One of the special marks of the Holy Spirit in the apostolic Church was the spirit of
boldness. Commentators have often remarked about the change that came over Peter on the day
of Pentecost. Just fifty days earlier around a bonfire, when accused by a solitary slave girl, Peter
had denied Jesus not once, not twice, but three times. Now in broad daylight, in front of a
crowd of thousands, he boldly preached the Good News. What a difference the Holy Spirit
makes. We really need the Holy Spirit! I wonder: Has it filled you?
We Really Need a New Direction
Not only do we really need the Holy Spirit but, secondly, we really need a new direction.
When the Holy Spirit comes—says John 16:8—it will convict the world of sin.
Besides the symbol of wind representing the Holy Spirit’s power, there is the symbol of
the flame of fire hovering over each of the one-hundred-twenty. This flame symbolizes the
Holy Spirit’s cleansing. Looking back on what had transpired at Pentecost before the council
of Jerusalem, in Acts 15:8–9, Peter testified that God had “purified their hearts by faith.” What
do we mean by purify? We are talking about new direction, abandoning wrong things that
might destroy us and embracing the good things of God that give us purpose and long-term
contentment. Only the Holy Spirit and its cleansing can give us the new direction that we so
As Peter preached to the crowd, he realized that his listeners also needed a new direction.

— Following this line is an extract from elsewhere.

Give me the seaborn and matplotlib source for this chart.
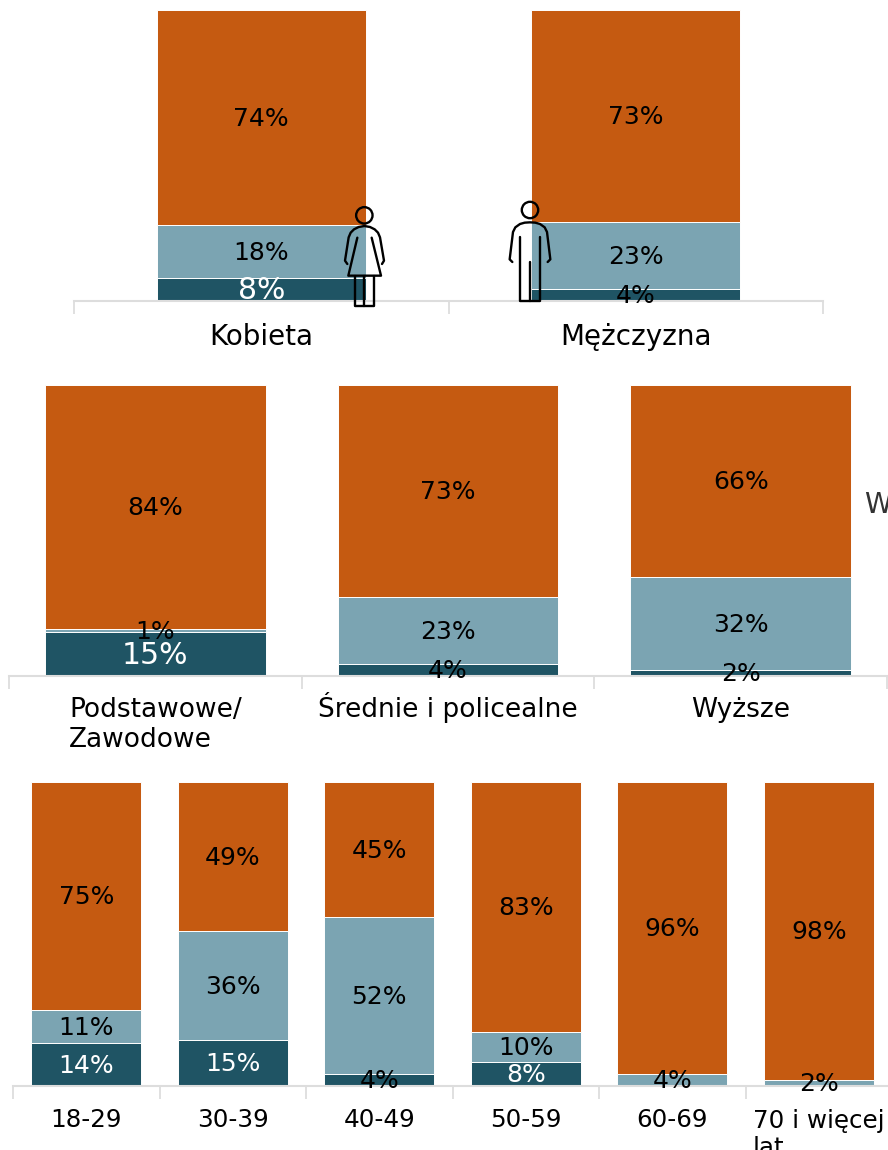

Look at Acts 2:23, 38: You crucified Him, with the help of wicked men! And then the crowd
is troubled by Peter’s accusation and asks: “Men and brethren, what shall we do?” Peter
answers: “Change your heart and lives.” Other versions say: “Repent and be baptized.” What
are we talking about? New direction. Let the Holy Spirit’s fire purify your sinful heart.
There is yet a third lesson from Pentecost. Not only do we really need the Holy Spirit;
not only do we really need a new direction, but finally:
It should strike us that Jesus could have sent the Holy Spirit to each of the one-hundred-twenty individually when they were praying at home alone. Instead, the Holy Spirit fell upon
them when they were in the upper room, convoking as commanded and praying together. There
is something about joining forces that moves spiritual mountains.
The third symbol—besides wind and fire—was languages. These were earthly languages,
the various mother tongues spoken by the Jews who had come from so many far-off places.
Was it a miracle of speaking or a miracle of hearing? The account is inconclusive, but one thing
is sure: God was intent on getting His message across. The language miracle symbolizes the
connectedness God desires for His people; language is meant to bind people together for a
common purpose. What is striking about Acts 2 is that it begins with togetherness and it ends
with togetherness. Acts 2:42 speaks of shared teaching, shared meals, shared prayers, even
shared possessions. The Holy Spirit united their hearts in singleness of purpose and mission.
Do you not long for that kind of unity in the church today? Simply put, we cannot accomplish
individually the mission that God has given us.
Before Jesus’ crucifixion, while He was with the apostles, He promised soon He would
be in them. This was fulfilled when the Comforter, the Holy Spirit, came and filled the one-hundred-twenty on the day of Pentecost. This is the birth of the Church, a new beginning for
those who had followed Him while He lived on the earth. This is a new beginning for the
Church today which chooses to have faith in the Word of God—that this promise is to all who
truly believe. The demonstration of the filling of the Holy Spirit on the day of Pentecost has not
changed or become unavailable over time. The demonstration described in the book of Acts is
the same today. The purpose of the first Pentecost then was the introduction of God doing
something He had never done before, that of filling the faithful with His Spirit. The purpose
for us today is that we become witness to His character, presence, and authority.